A federal judge sanctioned Virginia’s largest school system for destroying or failing to preserve documents relevant to a lawsuit against one of its school officials.
U.S. Magistrate Judge Michael Nachmanoff imposed sanctions on the Fairfax County School Board, reports WTOP. The trial is scheduled for next month.
The lawsuit was filed after an Oakton High School student claimed she was sexually assaulted on a bus by a male student during a band trip in 2017. It alleges the school system failed to take the allegations seriously.
The judge said the school system either destroyed or failed to preserve notes and text messages relevant to the investigation.

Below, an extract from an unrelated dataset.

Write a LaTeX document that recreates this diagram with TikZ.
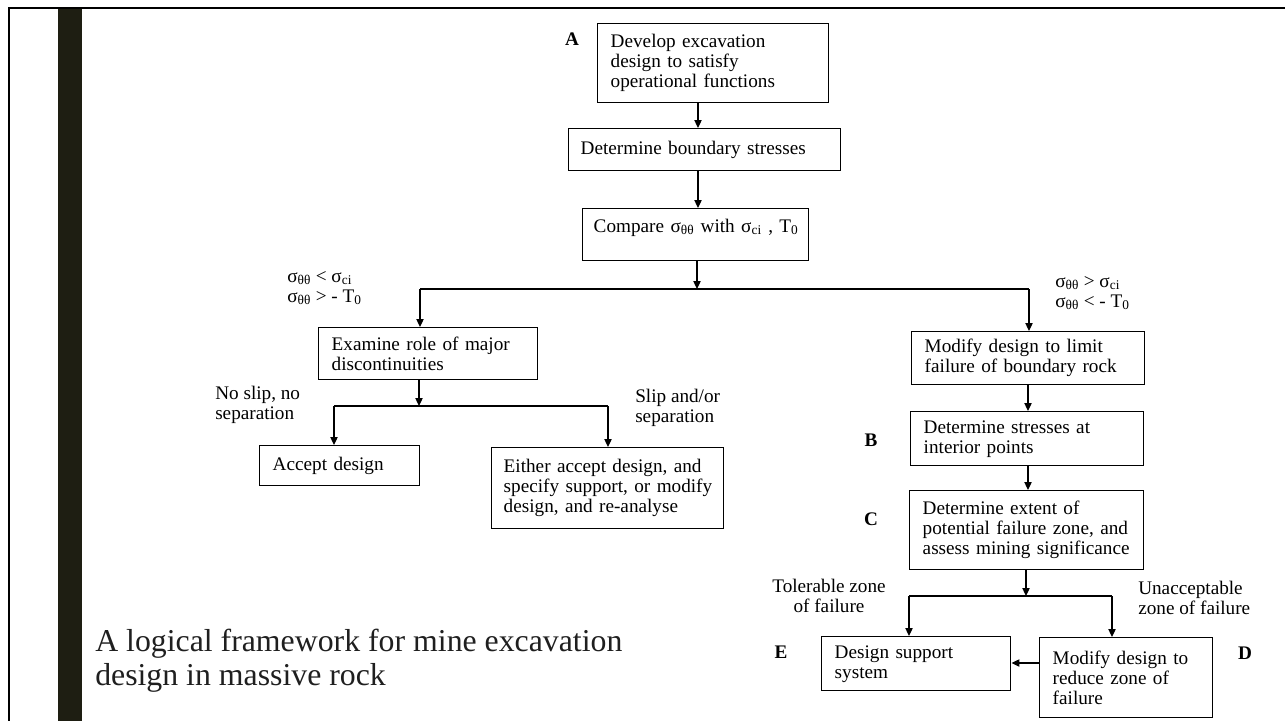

Lawyers believe some text messages show school officials joking about the allegation.
“Fairfax County Public Schools’ destruction or loss of evidence in this case — acknowledged by the court today — is appalling,” said Adele Kimmel, one of Doe’s lawyers and a senior attorney with Public Justice, a legal advocacy group. “This destruction or loss of key evidence is just one more example of the school district’s failure to follow the law.”
The school system argued that the documents may have been misplaced during school renovations.
Fairfax County Public Schools issued a statement Friday night saying it will appeal the ruling.
“FCPS respectfully disagrees with the judge’s ruling on both the facts and the law,” the school system said. “The documents in question were inadvertently lost months before we were aware of any threatened lawsuit from the plaintiff.”
After the school investigated the claim, it concluded that the sex was consensual.
This lawsuit is one of three filed in federal court in 2018 and 2019 accusing FCPS of mishandling sexual harassment investigations.
The other two were filed by boys who say they were unfairly punished on false accusations by female students. One of those cases has been dismissed, and the other remains ongoing.